As to the state of the Argentinean left, Zamora commented along the same lines, “I see the partisan left too partisan and dogmatic, without any interest in learning from experiences or in self-criticism. This left is too repetitive of what’s traditional, which means that a party must be constructed to lead the peoples [of the world] and take power.”
We asked how the world population was to confront the threat represented by American imperialism and received a similar answer: “With self-organization... The population is already confronting imperialism, with marches and struggles. But the question is how to win against it. The only way is through self-organization, by being a protagonist in the organization which is unfolding.”
On the significance of Trotsky and Trotskyism today—more of the same. Zamora told us, “I have the same respect for Trotsky I’ve always had. The difference is that I have re-examined some of these positions from a more critical angle—basically, the concept of the construction of a party and the path to the taking of power. It would be interesting what Trotsky, and especially Lenin, would think of their positions today. They were revolutionaries who wanted to defeat capitalism and were open to different ways of achieving that, without tying themselves to fixed rules.”
How did he assess the MAS? He had very little to say about the experience, which had critical lessons not only for the Argentinean working class.

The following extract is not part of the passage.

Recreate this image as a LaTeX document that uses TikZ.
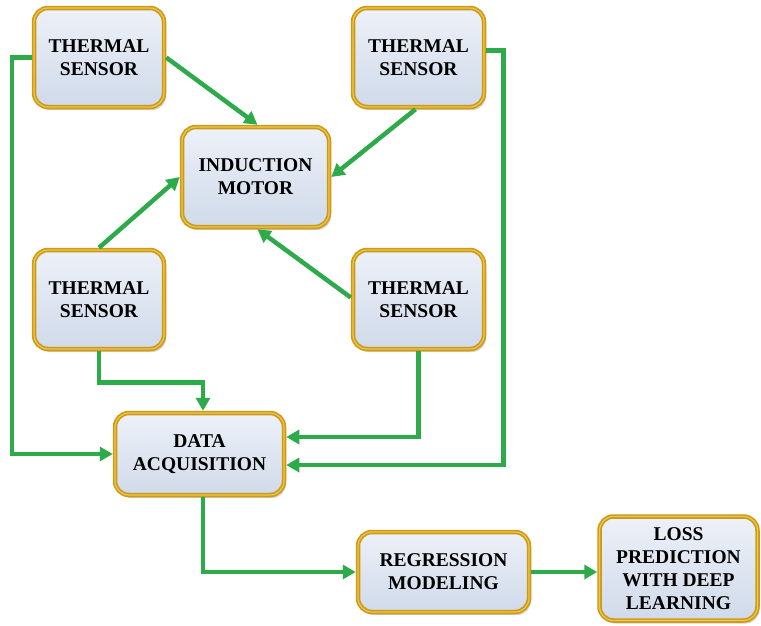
\documentclass[tikz,border=0pt]{standalone}
\usepackage{fontspec}
\setmainfont{Liberation Serif}
\usetikzlibrary{arrows.meta,shadows,calc}
\definecolor{boxtop}{HTML}{EDF1F8}
\definecolor{boxbot}{HTML}{D0DAEA}
\definecolor{gold}{HTML}{CC9A18}
\definecolor{goldlight}{HTML}{EEC848}
\definecolor{arrgreen}{HTML}{2DAA4A}
\tikzset{
  blk/.style={rectangle, rounded corners=14pt, draw=gold, line width=4.5pt,
    top color=boxtop, bottom color=boxbot, align=center,
    font=\bfseries\fontsize{19.5}{23}\selectfont, inner sep=2pt,
    drop shadow={opacity=0.35, shadow xshift=2pt, shadow yshift=-3pt},
    postaction={draw=goldlight, line width=1.2pt}},
  con/.style={draw=arrgreen, line width=4.5pt,
    -{Triangle[length=13pt,width=14pt]}},
}
\begin{document}
\begin{tikzpicture}[x=1pt,y=-1pt]
\useasboundingbox (0,0) rectangle (761,625);
\node[blk, minimum width=130pt, minimum height=99pt] (ts1) at (99,57.5) {THERMAL\\SENSOR};
\node[blk, minimum width=131pt, minimum height=99pt] (ts2) at (418.5,57.5) {THERMAL\\SENSOR};
\node[blk, minimum width=147pt, minimum height=100pt] (im) at (255.5,177) {INDUCTION\\MOTOR};
\node[blk, minimum width=130pt, minimum height=99pt] (ts3) at (99,299.5) {THERMAL\\SENSOR};
\node[blk, minimum width=131pt, minimum height=99pt] (ts4) at (418.5,299.5) {THERMAL\\SENSOR};
\node[blk, minimum width=169pt, minimum height=82pt] (da) at (199.5,454) {DATA\\ACQUISITION};
\node[blk, minimum width=171pt, minimum height=80pt] (rm) at (443.5,572) {REGRESSION\\MODELING};
\node[blk, minimum width=158pt, minimum height=104pt] (lp) at (678.5,568.5) {LOSS\\PREDICTION\\WITH DEEP\\LEARNING};

\draw[con] (ts1.east) -- ([xshift=2pt]im.north);
\draw[con] ([xshift=-3pt]ts2.south) -- (im.east);
\draw[con] (ts3.north) -- (im.west);
\draw[con] ([yshift=2pt]ts4.west) -- ([xshift=2pt]im.south);

\draw[con] (ts1.west) -- ++(-20,0) |- (da.west);
\draw[con] ([yshift=7pt]ts2.east) -- ++(17,0) |- ([yshift=-11pt]da.east);
\draw[con] (ts3.south) -- ++(0,31) -| ([xshift=3.5pt]da.north);
\draw[con] (ts4.south) |- ([yshift=17pt]da.east);
\draw[con] ([xshift=3.5pt]da.south) |- (rm.west);
\draw[con] (rm.east) -- (rm.east -| lp.west);
\end{tikzpicture}
\end{document}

“From the experience with MAS,” Zamora commented, “I affirm many things with a lot of pride, and there are other things that I re-examine. But if I hadn’t gone through that experience, today I would not have the means to keep thinking about new paths. Basically, the experience of the two aspects I referred to before: the concept of the centralized party, which in my opinion is the wrong path, and the idea of becoming leader; that is, adopting the position of teacher. Thinking that one can have all the answers to all the questions turns a political party into a religious sect, even though it may have a few thousand members.”
Why did the party break up? Here Zamora was honest enough to admit that the collapse of Stalinism and the Communist parties, to whom—along with Peronism—MAS was oriented, had a devastating impact on the party.

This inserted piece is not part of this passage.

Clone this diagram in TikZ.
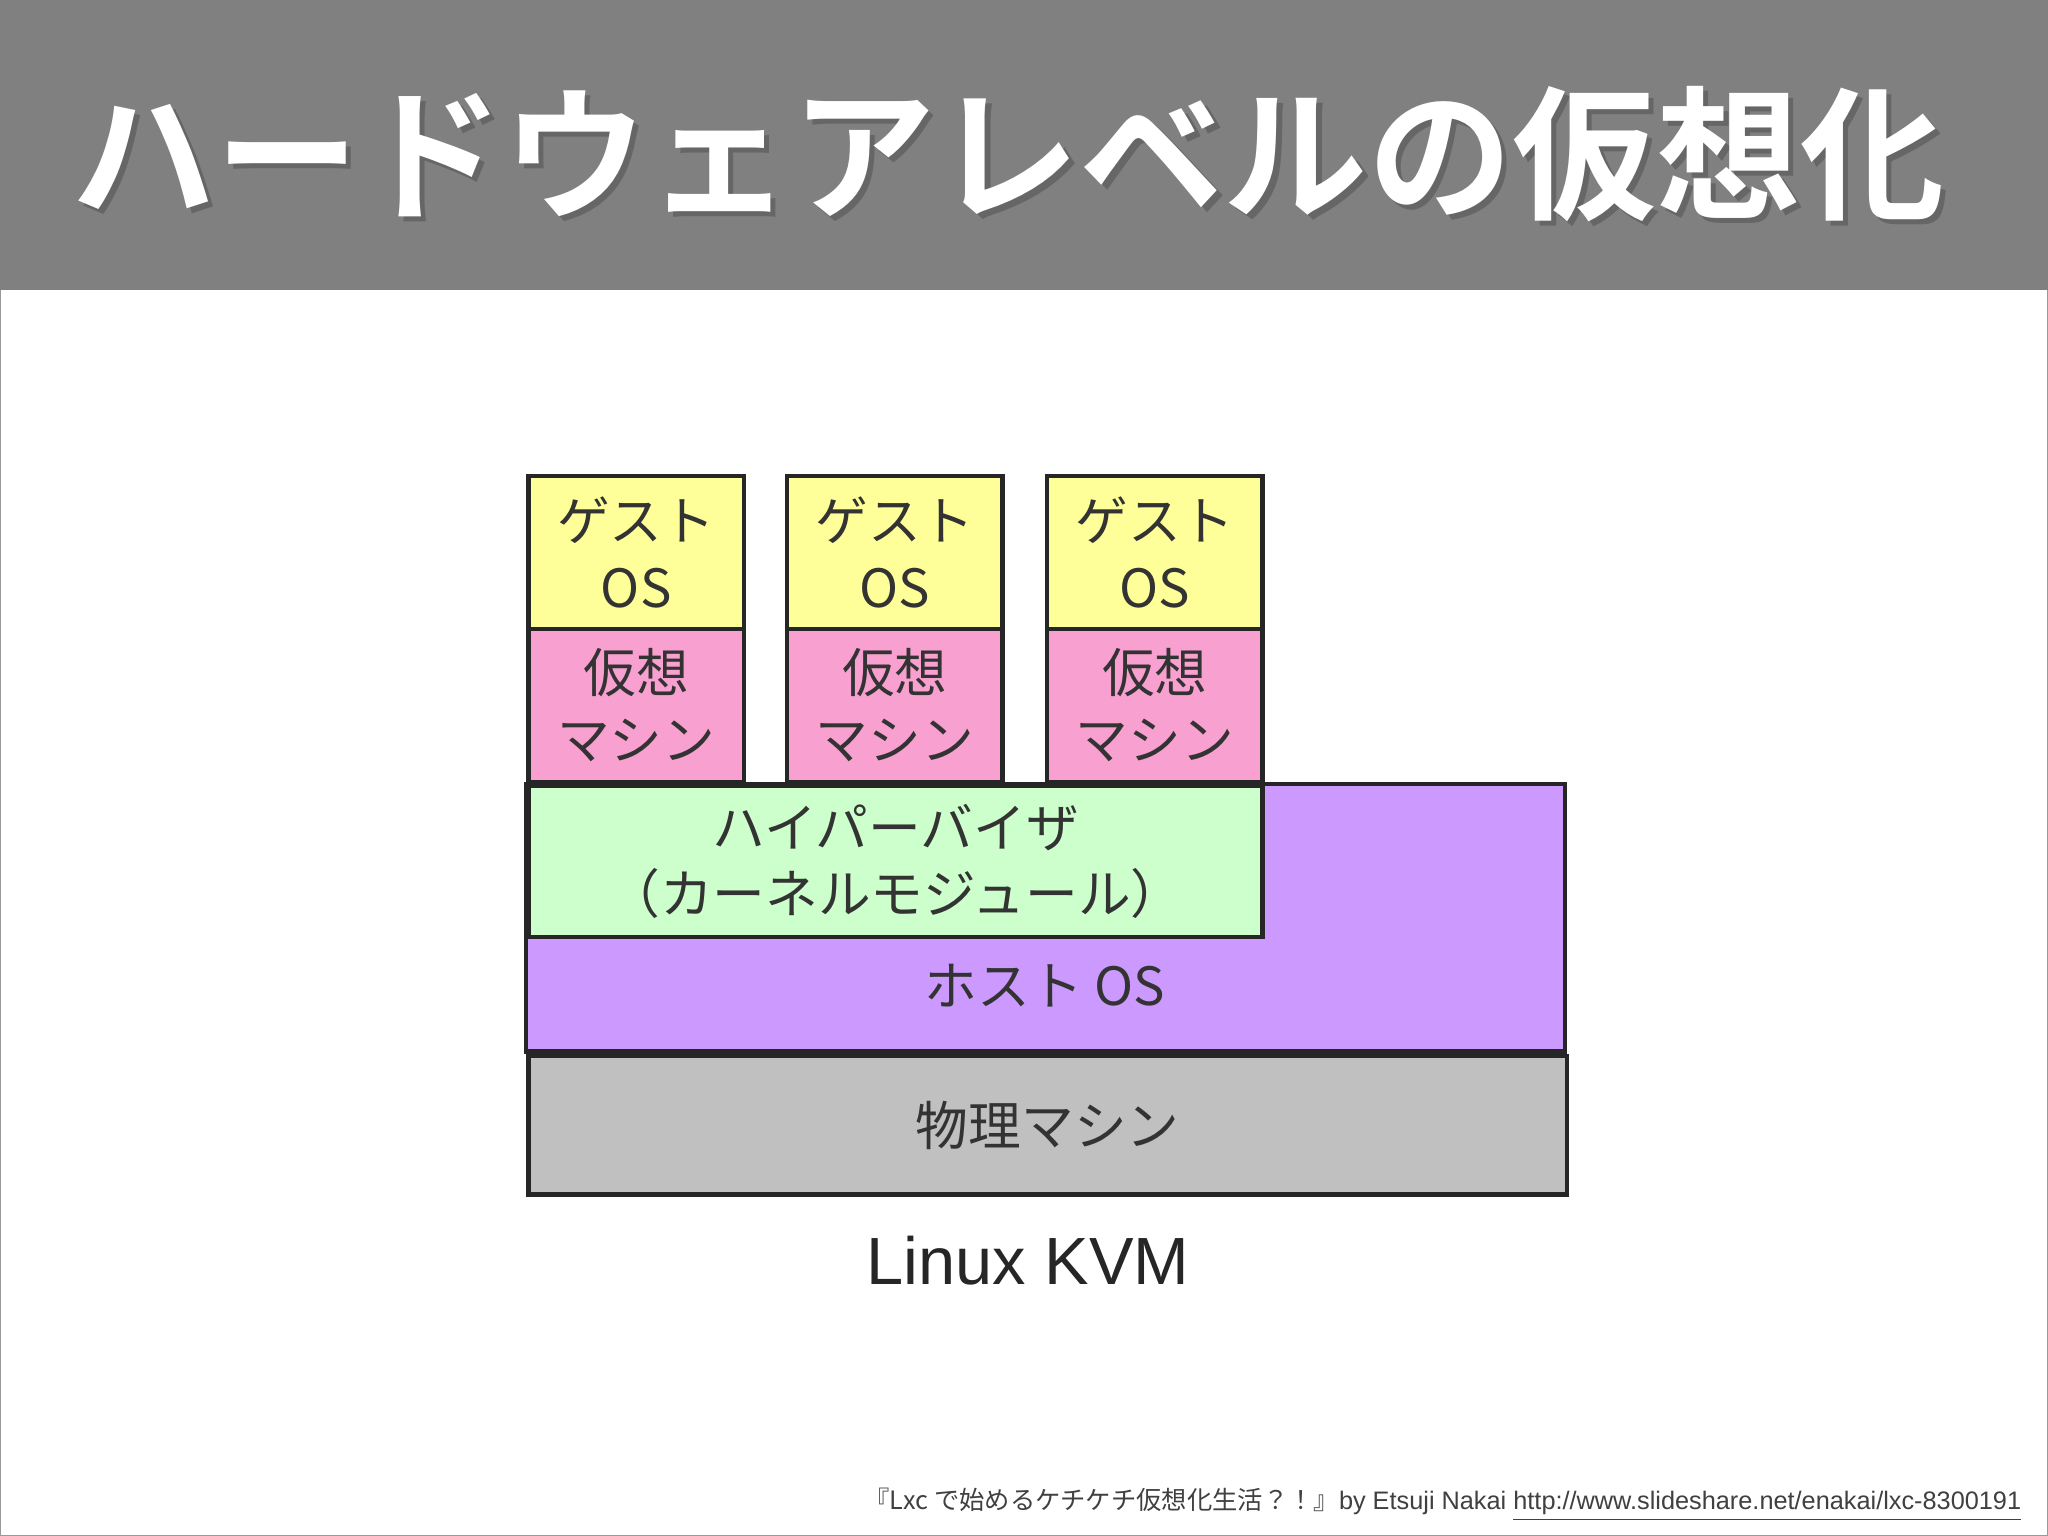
\documentclass[tikz,border=0pt]{standalone}
\usepackage{fontspec}
\setmainfont{Liberation Sans}
\newfontfamily\jp{Noto Sans CJK JP}
\newfontfamily\jpb{Noto Sans CJK JP Bold}
\begin{document}
\begin{tikzpicture}[x=0.01306cm,y=-0.01306cm,
  lay/.style={draw=black!85,line width=1.2pt,inner sep=0pt,font=\jp\fontsize{15}{19}\selectfont,align=center,text=black!80}]
\useasboundingbox (0,0) rectangle (1568,1176);
\fill[white] (0,0) rectangle (1568,1176);
\draw[black!40] (0.5,0.5) rectangle (1567.5,1175.5);
\fill[gray!100!white,fill=black!50] (0,0) rectangle (1568,222);
\node[text=black!60,font=\jpb\fontsize{41}{48}\selectfont,anchor=west] at (49,122) {ハードウェアレベルの仮想化};
\node[text=white,font=\jpb\fontsize{41}{48}\selectfont,anchor=west] (title) at (45,118) {ハードウェアレベルの仮想化};
% boxes
\path[lay,fill={rgb,255:red,204;green,153;blue,255}] (403,600) rectangle (1198,805);
\node[font=\jp\fontsize{15}{19}\selectfont,text=black!80] (host) at (800,755) {ホスト OS};
\node[lay,fill={rgb,255:red,192;green,192;blue,192},minimum width=795*0.01306cm,minimum height=106*0.01306cm,anchor=north west] (phys) at (403,807) {物理マシン};
\node[lay,fill={rgb,255:red,204;green,255;blue,204},minimum width=562*0.01306cm,minimum height=116*0.01306cm,anchor=north west] (hyp) at (403,600) {ハイパーバイザ\\（カーネルモジュール）};
\foreach \x/\n in {403/a,601/b,800/c}{
  \node[lay,fill={rgb,255:red,255;green,255;blue,153},minimum width=165*0.01306cm,minimum height=117*0.01306cm,anchor=north west] (g\n) at (\x,363) {ゲスト\\OS};
  \node[lay,fill={rgb,255:red,248;green,160;blue,208},minimum width=165*0.01306cm,minimum height=117*0.01306cm,anchor=north west] (v\n) at (\x,480) {仮想\\マシン};
}
\node[font=\fontsize{19}{22}\selectfont,text=black!85] (kvm) at (787,965) {Linux KVM};
\node[anchor=east,font=\fontsize{7.2}{9}\selectfont,text=black!75] (foot) at (1557,1152) {{\jp『Lxc で始めるケチケチ仮想化生活？！』}by Etsuji Nakai \underline{http://www.slideshare.net/enakai/lxc-8300191}};
\end{tikzpicture}
\end{document}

“It’s a topic that continues creating debate, but, in my opinion, reality hit us hard, which was the fall of the Berlin Wall in 1989, which shook up the world’s left. Rigid parties are not flexible enough to allow debate, because their truths are so rigid that the moment they receive a blow they just creak and break up. They cannot withstand the continuing blows of capitalist reality. In our case, we weren’t able to internalize or discuss what was happening in the world or what we wanted. Since we were centralized and adhered to such rigid dogmas, the leadership was unable to deal with a truth and was not able to answer.”
And a final point: “We are part of the International Committee of the Fourth International, which was founded in 1953, and the Workers Revolutionary Party [WRP] in Britain was one section of that. In the late 1980s, MAS and a section of the old WRP entered into negotiations. By that time, these people had broken from us. We are trying to understand what happened.”
Zamora underlined, perhaps unwittingly, the opportunism of the WRP leadership: “That British group had come to stay in Argentina, thinking that there were possibilities here for the construction of a Trotskyist party with considerable influence. When MAS exploded, the agreement with the WRP was torn up and its members returned to their country. I was a leader of MAS at the time of the break up, but then I went over to another faction and I lost all relations with the British group. I joined the group that calls itself MST, which is now with the United Left.”
A constituent was waiting to see Zamora, and we took our leave.